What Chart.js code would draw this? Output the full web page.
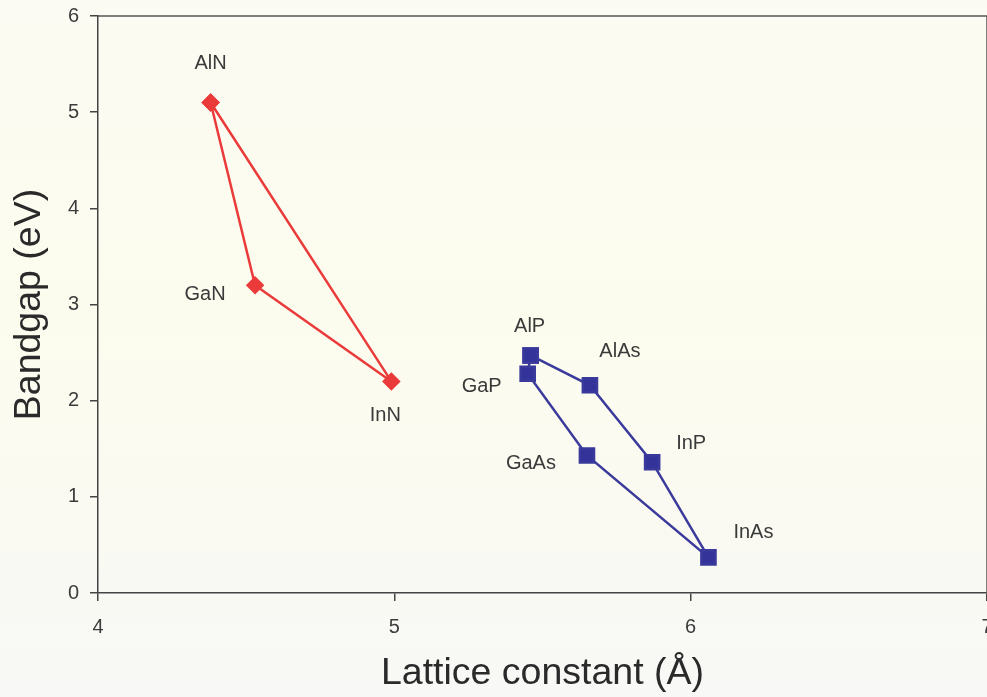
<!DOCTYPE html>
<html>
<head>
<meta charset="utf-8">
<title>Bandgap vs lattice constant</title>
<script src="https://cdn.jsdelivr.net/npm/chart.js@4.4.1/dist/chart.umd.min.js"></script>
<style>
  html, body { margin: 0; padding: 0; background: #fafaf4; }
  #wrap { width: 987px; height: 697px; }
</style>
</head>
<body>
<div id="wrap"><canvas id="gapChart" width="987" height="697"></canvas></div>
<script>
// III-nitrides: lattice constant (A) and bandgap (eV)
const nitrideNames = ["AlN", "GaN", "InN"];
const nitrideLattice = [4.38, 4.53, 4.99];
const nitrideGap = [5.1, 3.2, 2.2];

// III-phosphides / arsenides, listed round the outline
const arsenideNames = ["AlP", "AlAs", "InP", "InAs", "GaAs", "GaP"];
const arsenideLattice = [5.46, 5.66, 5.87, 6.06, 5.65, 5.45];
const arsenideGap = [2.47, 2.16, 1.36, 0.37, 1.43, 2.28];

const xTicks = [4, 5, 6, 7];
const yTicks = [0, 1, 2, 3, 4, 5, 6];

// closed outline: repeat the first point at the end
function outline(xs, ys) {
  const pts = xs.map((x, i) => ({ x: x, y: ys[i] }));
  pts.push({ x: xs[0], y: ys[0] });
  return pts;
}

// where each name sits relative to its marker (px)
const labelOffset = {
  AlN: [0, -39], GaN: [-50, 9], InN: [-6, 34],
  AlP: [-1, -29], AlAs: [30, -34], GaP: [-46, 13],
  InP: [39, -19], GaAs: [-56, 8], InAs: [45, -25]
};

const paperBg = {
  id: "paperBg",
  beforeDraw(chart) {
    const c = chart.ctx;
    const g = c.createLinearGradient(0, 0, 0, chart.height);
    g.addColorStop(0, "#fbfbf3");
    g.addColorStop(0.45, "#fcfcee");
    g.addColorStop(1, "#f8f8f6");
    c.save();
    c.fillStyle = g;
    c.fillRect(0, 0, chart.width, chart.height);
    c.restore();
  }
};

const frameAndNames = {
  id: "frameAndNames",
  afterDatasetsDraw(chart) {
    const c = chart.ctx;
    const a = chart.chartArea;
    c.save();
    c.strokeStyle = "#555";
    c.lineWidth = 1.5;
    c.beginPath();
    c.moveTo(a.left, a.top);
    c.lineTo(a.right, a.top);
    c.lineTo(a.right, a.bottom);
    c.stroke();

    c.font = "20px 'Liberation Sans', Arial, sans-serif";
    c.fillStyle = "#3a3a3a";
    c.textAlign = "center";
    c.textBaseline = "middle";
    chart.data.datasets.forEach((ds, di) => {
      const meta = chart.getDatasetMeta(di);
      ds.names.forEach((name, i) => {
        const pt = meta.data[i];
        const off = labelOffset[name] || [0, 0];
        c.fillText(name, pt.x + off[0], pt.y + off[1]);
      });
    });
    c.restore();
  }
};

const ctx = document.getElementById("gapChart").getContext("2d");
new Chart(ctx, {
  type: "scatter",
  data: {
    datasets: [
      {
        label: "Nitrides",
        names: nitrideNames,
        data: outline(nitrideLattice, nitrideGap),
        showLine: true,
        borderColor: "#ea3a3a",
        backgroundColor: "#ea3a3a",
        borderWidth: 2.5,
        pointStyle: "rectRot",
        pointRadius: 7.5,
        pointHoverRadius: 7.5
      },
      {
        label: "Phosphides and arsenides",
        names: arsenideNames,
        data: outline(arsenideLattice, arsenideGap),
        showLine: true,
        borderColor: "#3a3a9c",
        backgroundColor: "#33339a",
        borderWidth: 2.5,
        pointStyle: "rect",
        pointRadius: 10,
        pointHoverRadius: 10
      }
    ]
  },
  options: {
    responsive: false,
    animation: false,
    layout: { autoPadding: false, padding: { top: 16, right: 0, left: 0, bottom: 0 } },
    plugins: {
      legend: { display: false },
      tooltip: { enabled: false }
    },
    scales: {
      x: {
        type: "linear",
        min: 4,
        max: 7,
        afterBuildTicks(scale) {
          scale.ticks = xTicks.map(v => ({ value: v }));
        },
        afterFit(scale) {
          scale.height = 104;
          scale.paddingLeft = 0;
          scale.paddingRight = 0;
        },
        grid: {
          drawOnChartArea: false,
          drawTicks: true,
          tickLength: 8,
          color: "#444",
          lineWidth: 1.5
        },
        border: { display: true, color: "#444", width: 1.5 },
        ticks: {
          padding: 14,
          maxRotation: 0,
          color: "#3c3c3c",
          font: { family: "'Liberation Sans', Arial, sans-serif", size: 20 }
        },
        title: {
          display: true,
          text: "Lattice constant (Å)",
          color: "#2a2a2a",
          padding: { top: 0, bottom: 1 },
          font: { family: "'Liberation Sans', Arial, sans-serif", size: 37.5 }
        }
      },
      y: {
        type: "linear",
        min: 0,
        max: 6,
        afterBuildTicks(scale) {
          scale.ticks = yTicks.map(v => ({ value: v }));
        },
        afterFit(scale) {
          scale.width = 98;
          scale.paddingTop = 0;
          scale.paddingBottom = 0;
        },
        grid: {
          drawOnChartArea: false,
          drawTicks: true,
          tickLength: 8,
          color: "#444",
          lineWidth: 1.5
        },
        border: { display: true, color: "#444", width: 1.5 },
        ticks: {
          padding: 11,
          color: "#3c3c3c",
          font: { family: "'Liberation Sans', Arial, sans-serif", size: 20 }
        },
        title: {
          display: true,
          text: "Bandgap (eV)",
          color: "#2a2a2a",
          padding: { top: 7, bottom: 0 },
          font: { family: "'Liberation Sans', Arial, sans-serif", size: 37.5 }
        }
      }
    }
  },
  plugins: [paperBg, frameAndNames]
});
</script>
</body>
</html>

---

- EXERCISE
What is needed is an exact reproduction of the data, pictures excluded.

- TASK OUTPUT
What Chart.js code would draw this? Output the full web page.
<!DOCTYPE html>
<html>
<head>
<meta charset="utf-8">
<title>Bandgap vs lattice constant</title>
<script src="https://cdn.jsdelivr.net/npm/chart.js@4.4.1/dist/chart.umd.min.js"></script>
<style>
  html, body { margin: 0; padding: 0; background: #fafaf4; }
  #wrap { width: 987px; height: 697px; }
</style>
</head>
<body>
<div id="wrap"><canvas id="gapChart" width="987" height="697"></canvas></div>
<script>
// III-nitrides: lattice constant (A) and bandgap (eV)
const nitrideNames = ["AlN", "GaN", "InN"];
const nitrideLattice = [4.38, 4.53, 4.99];
const nitrideGap = [5.1, 3.2, 2.2];

// III-phosphides / arsenides, listed round the outline
const arsenideNames = ["AlP", "AlAs", "InP", "InAs", "GaAs", "GaP"];
const arsenideLattice = [5.46, 5.66, 5.87, 6.06, 5.65, 5.45];
const arsenideGap = [2.47, 2.16, 1.36, 0.37, 1.43, 2.28];

const xTicks = [4, 5, 6, 7];
const yTicks = [0, 1, 2, 3, 4, 5, 6];

// closed outline: repeat the first point at the end
function outline(xs, ys) {
  const pts = xs.map((x, i) => ({ x: x, y: ys[i] }));
  pts.push({ x: xs[0], y: ys[0] });
  return pts;
}

// where each name sits relative to its marker (px)
const labelOffset = {
  AlN: [0, -39], GaN: [-50, 9], InN: [-6, 34],
  AlP: [-1, -29], AlAs: [30, -34], GaP: [-46, 13],
  InP: [39, -19], GaAs: [-56, 8], InAs: [45, -25]
};

const paperBg = {
  id: "paperBg",
  beforeDraw(chart) {
    const c = chart.ctx;
    const g = c.createLinearGradient(0, 0, 0, chart.height);
    g.addColorStop(0, "#fbfbf3");
    g.addColorStop(0.45, "#fcfcee");
    g.addColorStop(1, "#f8f8f6");
    c.save();
    c.fillStyle = g;
    c.fillRect(0, 0, chart.width, chart.height);
    c.restore();
  }
};

const frameAndNames = {
  id: "frameAndNames",
  afterDatasetsDraw(chart) {
    const c = chart.ctx;
    const a = chart.chartArea;
    c.save();
    c.strokeStyle = "#555";
    c.lineWidth = 1.5;
    c.beginPath();
    c.moveTo(a.left, a.top);
    c.lineTo(a.right, a.top);
    c.lineTo(a.right, a.bottom);
    c.stroke();

    c.font = "20px 'Liberation Sans', Arial, sans-serif";
    c.fillStyle = "#3a3a3a";
    c.textAlign = "center";
    c.textBaseline = "middle";
    chart.data.datasets.forEach((ds, di) => {
      const meta = chart.getDatasetMeta(di);
      ds.names.forEach((name, i) => {
        const pt = meta.data[i];
        const off = labelOffset[name] || [0, 0];
        c.fillText(name, pt.x + off[0], pt.y + off[1]);
      });
    });
    c.restore();
  }
};

const ctx = document.getElementById("gapChart").getContext("2d");
new Chart(ctx, {
  type: "scatter",
  data: {
    datasets: [
      {
        label: "Nitrides",
        names: nitrideNames,
        data: outline(nitrideLattice, nitrideGap),
        showLine: true,
        borderColor: "#ea3a3a",
        backgroundColor: "#ea3a3a",
        borderWidth: 2.5,
        pointStyle: "rectRot",
        pointRadius: 7.5,
        pointHoverRadius: 7.5
      },
      {
        label: "Phosphides and arsenides",
        names: arsenideNames,
        data: outline(arsenideLattice, arsenideGap),
        showLine: true,
        borderColor: "#3a3a9c",
        backgroundColor: "#33339a",
        borderWidth: 2.5,
        pointStyle: "rect",
        pointRadius: 10,
        pointHoverRadius: 10
      }
    ]
  },
  options: {
    responsive: false,
    animation: false,
    layout: { autoPadding: false, padding: { top: 16, right: 0, left: 0, bottom: 0 } },
    plugins: {
      legend: { display: false },
      tooltip: { enabled: false }
    },
    scales: {
      x: {
        type: "linear",
        min: 4,
        max: 7,
        afterBuildTicks(scale) {
          scale.ticks = xTicks.map(v => ({ value: v }));
        },
        afterFit(scale) {
          scale.height = 104;
          scale.paddingLeft = 0;
          scale.paddingRight = 0;
        },
        grid: {
          drawOnChartArea: false,
          drawTicks: true,
          tickLength: 8,
          color: "#444",
          lineWidth: 1.5
        },
        border: { display: true, color: "#444", width: 1.5 },
        ticks: {
          padding: 14,
          maxRotation: 0,
          color: "#3c3c3c",
          font: { family: "'Liberation Sans', Arial, sans-serif", size: 20 }
        },
        title: {
          display: true,
          text: "Lattice constant (Å)",
          color: "#2a2a2a",
          padding: { top: 0, bottom: 1 },
          font: { family: "'Liberation Sans', Arial, sans-serif", size: 37.5 }
        }
      },
      y: {
        type: "linear",
        min: 0,
        max: 6,
        afterBuildTicks(scale) {
          scale.ticks = yTicks.map(v => ({ value: v }));
        },
        afterFit(scale) {
          scale.width = 98;
          scale.paddingTop = 0;
          scale.paddingBottom = 0;
        },
        grid: {
          drawOnChartArea: false,
          drawTicks: true,
          tickLength: 8,
          color: "#444",
          lineWidth: 1.5
        },
        border: { display: true, color: "#444", width: 1.5 },
        ticks: {
          padding: 11,
          color: "#3c3c3c",
          font: { family: "'Liberation Sans', Arial, sans-serif", size: 20 }
        },
        title: {
          display: true,
          text: "Bandgap (eV)",
          color: "#2a2a2a",
          padding: { top: 7, bottom: 0 },
          font: { family: "'Liberation Sans', Arial, sans-serif", size: 37.5 }
        }
      }
    }
  },
  plugins: [paperBg, frameAndNames]
});
</script>
</body>
</html>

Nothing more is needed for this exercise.